I'd say UCAS should be on that list too (always buckled on results day), however I'm not sure that it's government affiliated.

Government department may be incompetent, private defense contractors are some of most capable organizations in the world. Different US government operations are being increasingly privatized. One difference between private contractors and government organizations, is contractors are not held accountable to oversight (to congress for example) as the government entities are.

They fixed Obamacare's website and they probably have even more incentives to fix the spying applications (if they are broken)... catching "terrorists" might be a low priority goal on their list which would explain why the reporters say that the NSA surveillance played little role in foiling terror plots.

It's not that the Intelligence Community has their act together any better, it's that they have more money to throw at the problems. Less regulation and oversight probably "help" things, too.

"First, the data stream is filtered through what is known as MVR (Massive Volume Reduction), which immediately rejects high-volume, low-value traffic, such as peer-to-peer downloads. This reduces the volume by about 30%."

So all ye folks can start disguising your packets as BitTorrent porn downloads now :)

It's also how they tried to mislead the public by saying NSA only collects "4 percent" of the world's data" or something - but "forgot" to mention that data could be emails, chats and urls (essentially the content itself), while the majority of the data is stuff like Youtube/Netflix content and torrents.
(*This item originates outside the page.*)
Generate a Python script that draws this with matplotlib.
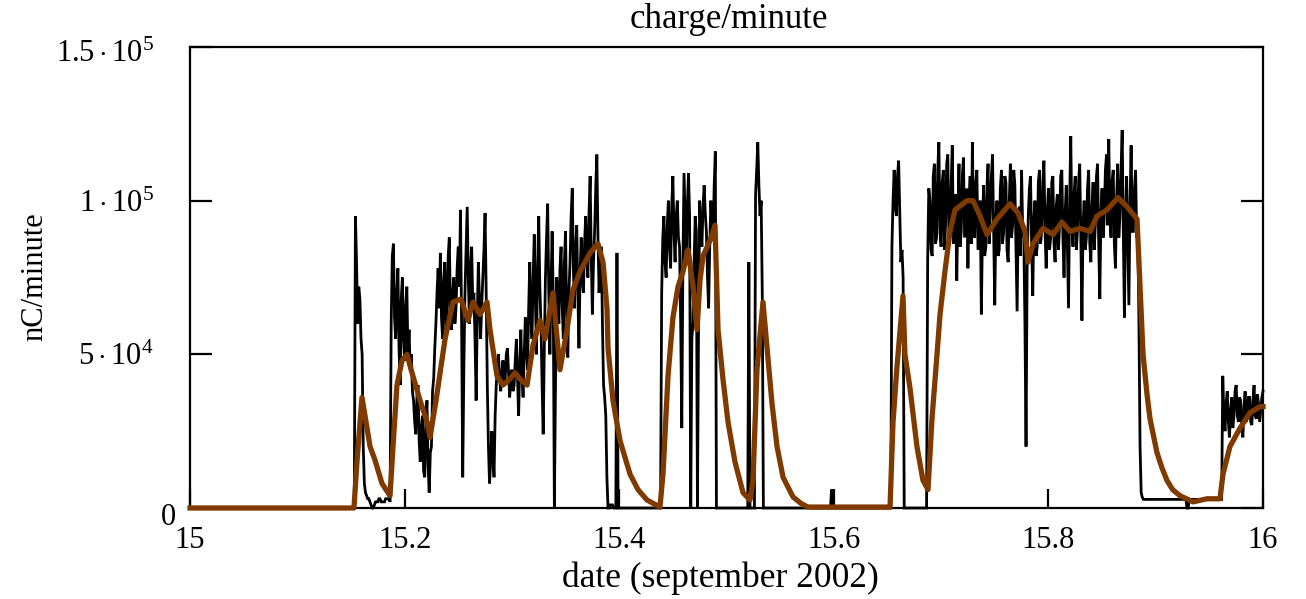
import numpy as np
import matplotlib
matplotlib.use('Agg')
import matplotlib.pyplot as plt
from matplotlib.transforms import ScaledTranslation

plt.rcParams['font.family'] = ['Liberation Serif', 'DejaVu Serif']
plt.rcParams['mathtext.fontset'] = 'custom'
plt.rcParams['mathtext.rm'] = 'Liberation Serif'
plt.rcParams['mathtext.it'] = 'Liberation Serif:italic'
plt.rcParams['mathtext.bf'] = 'Liberation Serif:bold'

# ---------------- data (values in units of 1e3 nC/minute) ----------------
# raw charge per minute, sampled every 1.5 minutes from 15.0 to 16.0
black_start = 15.0
black_step = 1.0 / 960
raw_quiet_1 = [0] * 148
raw_spike_1 = [95, 80, 60, 72, 68, 55, 50, 20, 8, 5, 4, 3, 3, 2, 1, 0, 0, 1, 2, 2,
               2, 3, 3, 2, 2, 2, 2, 3, 3, 3, 3, 2]
raw_fill_1 = [60, 82, 86, 62, 55, 70, 78, 52, 40, 68, 75, 55, 48, 66, 72, 50, 58,
              45, 50, 38, 35, 28, 24, 36, 40, 22, 15, 26, 30, 12, 10, 28, 35, 14,
              5, 18, 20, 38, 42, 52, 60, 70, 78, 65]
raw_fill_2 = [83, 62, 55, 74, 80, 58, 60, 82, 88, 64, 58, 70, 75, 60, 65, 78, 85,
              72, 97, 60, 10, 45, 70, 84, 98, 75, 60, 78, 85, 66, 70, 55, 35, 62,
              80, 68, 55, 66, 75, 84, 96, 70, 40, 20, 8, 15, 25, 18, 10, 30]
raw_fill_3 = [40, 46, 50, 42, 38, 44, 48, 40, 42, 50, 52, 44, 36, 42, 45, 38, 40,
              48, 55, 42, 30, 46, 58, 44, 36, 50, 62, 52, 45, 65, 80, 62, 55, 75,
              89, 68, 50, 78, 95, 72, 60, 40, 24, 52, 75, 88, 99, 70, 50, 72, 90, 68]
raw_fill_4 = [0, 40, 75, 68, 60, 78, 85, 66, 55, 80, 90, 62, 49, 70, 80, 95, 104,
              78, 65, 85, 92, 70, 52, 76, 88, 74, 70, 86, 95, 80, 75, 96, 108, 82,
              63, 80, 90, 104, 115, 88, 70, 80, 85, 60, 40, 36, 30, 10, 0, 0, 1, 1,
              1, 0, 0, 0, 83, 0, 0, 0]
raw_quiet_2 = [0] * 36
raw_fill_5 = [70, 88, 95, 80, 75, 92, 100, 85, 78, 98, 108, 90, 80, 95, 100, 88,
              85, 60, 26, 80, 109, 95, 80, 98, 109, 95, 0, 55, 60, 80, 95, 90, 0,
              60, 100, 90, 85, 98, 105, 96, 90, 75, 65, 85, 100, 92, 88, 105, 116,
              0, 0, 0]
raw_quiet_3 = [0] * 26
raw_spike_2 = [80, 0, 0, 0, 0, 0, 102, 110, 119, 105, 95, 100, 70, 0, 0, 0]
raw_quiet_4 = [0] * 58 + [6] + [0] * 53
raw_spike_3 = [85, 100, 110, 98, 95, 108, 113, 96, 80, 84, 75, 0]
raw_quiet_5 = [0] * 20
raw_fill_6 = [81, 104, 100, 84, 82, 108, 112, 86, 88, 110, 119, 90, 85, 106, 110, 84, 92, 112, 115, 88,
              90, 105, 118, 86, 95, 102, 74, 96, 112, 85, 90, 108, 114, 88, 96, 104, 78, 100, 108, 86,
              119, 92, 88, 106, 110, 84, 92, 100, 63, 90, 105, 82, 85, 104, 112, 86, 95, 108, 115, 90,
              66, 94, 100, 82, 84, 104, 110, 86, 90, 108, 106, 84, 80, 100, 112, 88, 92, 110, 105, 84,
              64, 96, 98, 82, 110, 90, 88, 60, 20, 80, 95, 104, 108, 86, 69, 94, 100, 82, 85, 106,
              110, 86, 90, 106, 113, 90, 78, 96, 104, 84, 88, 106, 108, 86, 80, 98, 102, 84, 92, 108,
              110, 88, 75, 96, 105, 84, 65, 100, 121, 92, 85, 102, 108, 84, 90, 106, 112, 88, 61, 92,
              100, 84, 88, 104, 110, 86, 80, 98, 106, 84, 92, 108, 112, 86, 68, 96, 104, 88, 95, 110,
              115, 92, 120, 96, 88, 106, 110, 86, 78, 100, 112, 88, 95, 110, 123, 90, 62, 94, 108, 86,
              66, 98, 118, 90, 90, 104, 110, 88]
raw_quiet_6 = [90, 60, 20, 5, 3.5] + [2.8] * 39 + [0, 0] + [2.8] * 30
raw_fill_7 = [43, 30, 25, 34, 38, 28, 23, 32, 36, 26, 30, 38, 40, 30, 28, 36, 35,
              26, 23, 33, 38, 28, 30, 36, 36, 28, 27, 35, 40, 30, 29, 37, 34, 28,
              32, 36, 38]

# smoothed charge per minute (date, value)
smooth_date = [15.0, 15.1528, 15.1556, 15.1603, 15.1640, 15.1678, 15.1724, 15.1789,
               15.1864, 15.1892, 15.1929, 15.1976, 15.2022, 15.2069, 15.2144, 15.2209,
               15.2237, 15.2293, 15.2377, 15.2451, 15.2526, 15.2591, 15.2637, 15.2703,
               15.2768, 15.2796, 15.2861, 15.2917, 15.2982, 15.3029, 15.3075, 15.3141,
               15.3197, 15.3262, 15.3308, 15.3383, 15.3448, 15.3513, 15.3569, 15.3635,
               15.3728, 15.3802, 15.3849, 15.3886, 15.3896, 15.3942, 15.4007, 15.4101,
               15.4175, 15.4259, 15.4380, 15.4408, 15.4455, 15.4501, 15.4548, 15.4595,
               15.4641, 15.4688, 15.4725, 15.4753, 15.4781, 15.4846, 15.4893, 15.4921,
               15.4967, 15.5014, 15.5079, 15.5154, 15.5219, 15.5247, 15.5284, 15.5340,
               15.5378, 15.5424, 15.5471, 15.5527, 15.5620, 15.5694, 15.5759, 15.6524,
               15.6552, 15.6589, 15.6645, 15.6663, 15.6710, 15.6775, 15.6831, 15.6878,
               15.6915, 15.6962, 15.6990, 15.7036, 15.7083, 15.7130, 15.7241, 15.7297,
               15.7363, 15.7428, 15.7521, 15.7642, 15.7717, 15.7782, 15.7810, 15.7857,
               15.7950, 15.8043, 15.8127, 15.8201, 15.8294, 15.8388, 15.8453, 15.8546,
               15.8649, 15.8733, 15.8826, 15.8854, 15.8882, 15.8919, 15.8947, 15.9012,
               15.9059, 15.9105, 15.9157, 15.9226, 15.9348, 15.9478, 15.9599, 15.9627,
               15.9692, 15.9786, 15.9879, 15.9972, 16.0]
smooth_value = [0, 0, 15, 36, 28, 20, 15.6, 8, 4, 20, 40, 48, 50, 44, 35, 28, 23, 35,
                55, 67, 68, 61, 67, 63, 67, 58, 43, 40, 42, 44, 42, 40, 53, 61, 55,
                70, 45, 58, 71, 77, 83, 86, 80, 65, 52, 35, 22, 11,
                6, 2.6, 0.3, 11, 43, 62, 72, 77, 84, 72, 58, 74, 82, 87, 92, 58, 42,
                28, 15, 5, 2.6, 9, 45, 67, 52, 34, 20, 10, 3.6, 1.5, 0.3, 0.3, 28, 46,
                69, 50, 39, 20, 9, 6, 29, 50, 63, 77, 90, 97, 100, 100, 95, 89, 94,
                99, 96, 90, 80, 86, 91, 89, 93, 90, 91, 90, 95, 97, 101, 98, 94, 72,
                50, 37, 29, 18, 13, 9, 6, 4, 2, 3, 3, 11, 20, 26, 31, 33, 33]

y_ticks = [0, 5e4, 1e5, 1.5e5]
y_labels = [r'$0$', r'$5\cdot10^4$', r'$1\cdot10^5$', r'$1.5\cdot10^5$']
x_ticks = [15, 15.2, 15.4, 15.6, 15.8, 16]
x_labels = ['15', '15.2', '15.4', '15.6', '15.8', '16']

# ---------------- build ----------------
raw_value = np.array(raw_quiet_1 + raw_spike_1 + raw_fill_1 + raw_fill_2 + raw_fill_3 +
                     raw_fill_4 + raw_quiet_2 + raw_fill_5 + raw_quiet_3 + raw_spike_2 +
                     raw_quiet_4 + raw_spike_3 + raw_quiet_5 + raw_fill_6 + raw_quiet_6 +
                     raw_fill_7, dtype=float) * 1e3
raw_date = black_start + np.arange(len(raw_value)) * black_step

W, H = 1306, 599
fig = plt.figure(figsize=(W / 100, H / 100), dpi=100)
ax = fig.add_axes([190 / W, 91 / H, 1073 / W, 461 / H])

ax.plot(raw_date, raw_value, color='black', lw=2.0, zorder=3, clip_on=False,
        solid_joinstyle='miter')
ax.plot(smooth_date, np.array(smooth_value) * 1e3, color='#7f3a00', lw=3.8,
        zorder=4, clip_on=False, solid_joinstyle='round')

ax.set_xlim(15, 16)
ax.set_ylim(0, 1.5e5)
for s in ax.spines.values():
    s.set_linewidth(1.6)
    s.set_zorder(2)

ax.set_yticks(y_ticks)
ax.set_yticklabels(y_labels, fontsize=22)
ax.set_xticks(x_ticks)
ax.set_xticklabels(x_labels, fontsize=22)
ax.tick_params(axis='y', direction='in', length=16, width=1.6, left=True, right=True, pad=26)
ax.tick_params(axis='x', direction='in', length=14, width=1.6, top=False, pad=13)

# "0" label sits closer to the axis and lower in the original
ylabs = ax.get_yticklabels()
ylabs[0].set_transform(ylabs[0].get_transform() + ScaledTranslation(0.22, -0.06, fig.dpi_scale_trans))
ylabs[3].set_transform(ylabs[3].get_transform() + ScaledTranslation(0.0, -0.04, fig.dpi_scale_trans))

fig.text(729 / W, 1 - 20 / H, 'charge/minute', ha='center', va='center', fontsize=25)
fig.text(720 / W, 1 - 578 / H, 'date (september 2002)', ha='center', va='center', fontsize=25.5)
fig.text(35 / W, 1 - 277 / H, 'nC/minute', ha='center', va='center', fontsize=22, rotation=90)

fig.savefig('out.png', dpi=100)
Probably 4% of max cable capacity. But the cables have a lot of unused capacity.

If you're at all important/a threat, they're paying particular attention to your porn habits so as to bolster their dossier on you. This is for later public release/blackmail purposes.

A Truecrypt container shared by Bittorrent would be a bad idea.

Why specifically? I always considered this a relatively safe way to transmit encrypted data. Assuming you have secure key exchange worked out, which is always the harder part anyway.

I'm not sure if this is what the OP meant, but this[1] is what I think of when I hear anyone mention "Truecrypt".

1. http://motherboard.vice.com/read/nsa-paranoia-has-fanned-the...

Ah, I guess I should have qualified my statement with "assuming the underlying crypto of truecrypt is secure, does sharing the ciphertext via bittorrent introduce any further side channel attacks outside of compromising the key exchange?"

So long-password protected multipart rar files then!

It's not apparent from the post or a skim of the linked article, but "via Schneier" is apparently because Schneier links the article here:


He obviously missed this guy sneaking in the side:


FLAG 1 Terminus station on Google maps - https://goo.gl/maps/2kM89. Note the black clad security guard standing watch.

Well, you'd expect that from any such facility whether it's involved in spying or not.

It must suck being the people assigned to damage control on these continual document releases.

I wonder if NSA and GHCQ are changing program code names as they become compromised, or if at some point they just changed all code names regardless. I suspect the latter. If that is the case, I imagine it was probably a bureaucratic nightmare of biblical proportions.